Il y a deux ans, les librairies Payot, principal réseau en Suisse romande, avaient porté plainte contre le groupe Madrigall (Gallimard, Flammarion…) auprès de la Comco. En cause : les prix pratiqués par l’éditeur français.

La sanction est tombée pour le groupe Madrigall (Gallimard, Flammarion) de l’autre côté des Alpes suisses. Ce jeudi, la Comco, l’autorité suisse de la concurrence, a condamné le poids lourd français de l’édition pour « abus de pouvoir de marché ». Un verdict synonyme de victoire pour Payot – le principal réseau de libraires en Suisse romande où près de 80 % des livres vendus proviennent de France -, dont l’ex-PDG et désormais retraité, Pascal Vandenberghe, a porté l’affaire jusqu’au bout devant l’antitrust suisse.

Il y a deux ans, celui-ci était parti en guerre contre les « tabelles » – c’est-à-dire le « surcoût » imposé par certains diffuseurs sur le prix d’un livre français en Suisse. « Les prix d’achat qu’imposent les principaux diffuseurs français à un groupe comme Payot sont supérieurs de 50 à 70 % par rapport à leurs tarifs appliqués en France », souligne un bon connaisseur du marché suisse, où il n’existe pas de loi sur le prix unique du livre comme en France.

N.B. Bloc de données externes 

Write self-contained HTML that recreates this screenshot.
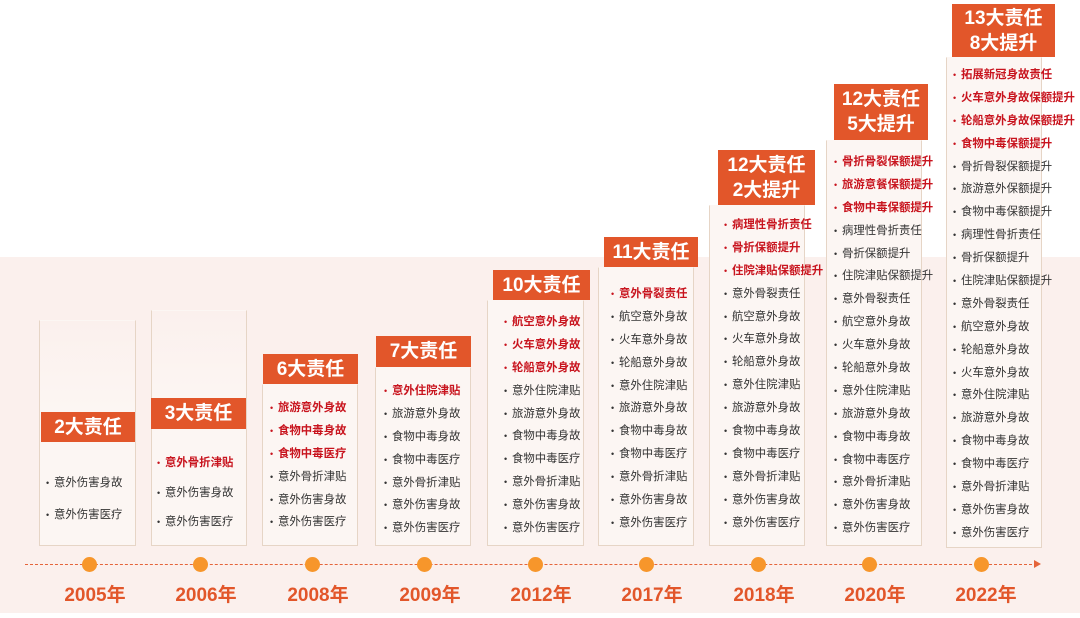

« Madrigall exige de Payot des prix bien plus élevés que ceux habituels en France. Payot ne dispose pas de sources d’approvisionnement alternatives suffisantes et raisonnables. Renoncer à la vente de livres Madrigall ne constitue pas non plus une option réaliste. Payot est ainsi dépendant de Madrigall. Dans ce contexte, la Comco juge les prix d’achat proposés par Madrigall à Payot comme abusifs », expose l’antitrust suisse dans sa décision où elle impose à Madrigall de « permettre à Payot de s’approvisionner directement aux conditions usuelles en France ».

Une décision qui ne pas va concerner que Madrigall

« C’est la décision que Payot attendait et celle-ci va aussi faire jurisprudence pour les autres groupes français qui ont des pratiques semblables à Madrigall, comme Interforum (Editis) ou Média-Participations », souligne un expert du marché suisse de l’édition.

« Les dispositions relatives au pouvoir de marché relatif s’appliquent en principe à toutes les maisons d’édition. Il n’est ainsi pas exclu que d’autres enquêtes suivent. Dans la présente décision, la Comco explique comment elle interprète et applique les nouvelles dispositions. Les autres maisons d’édition peuvent s’en inspirer. Dans ce sens, la décision peut avoir un effet préventif », fait ainsi valoir l’antitrust suisse.

Madrigall peut faire appel

Longtemps, les principaux éditeurs français ont eu le même type de pratiques en Belgique, avant que la loi sur le prix du livre de 2021 ne les contraigne à changer leur fusil d’épaule. En Suisse, ce sujet est une Arlésienne. « Les libraires souffrent de ces tabelles trop élevées parce qu’elles sont injustifiables auprès des acheteurs », avait déclaré, Pascal Couchepin – alors ministre suisse de l’« Intérieur » (Affaires sociales, Education, Culture) – en… 2003. Mais les tentatives de mettre, depuis, en place un prix unique du livre en Suisse ont avorté.

Désormais, le groupe Payot va aussi potentiellement pouvoir s’appuyer sur la décision de la Comco pour porter l’affaire devant une juridiction civile suisse et demander des dommages et intérêts à Madrigall. De son côté, la société française a la possibilité de faire appel de la décision de l’antitrust devant le Tribunal administratif fédéral suisse.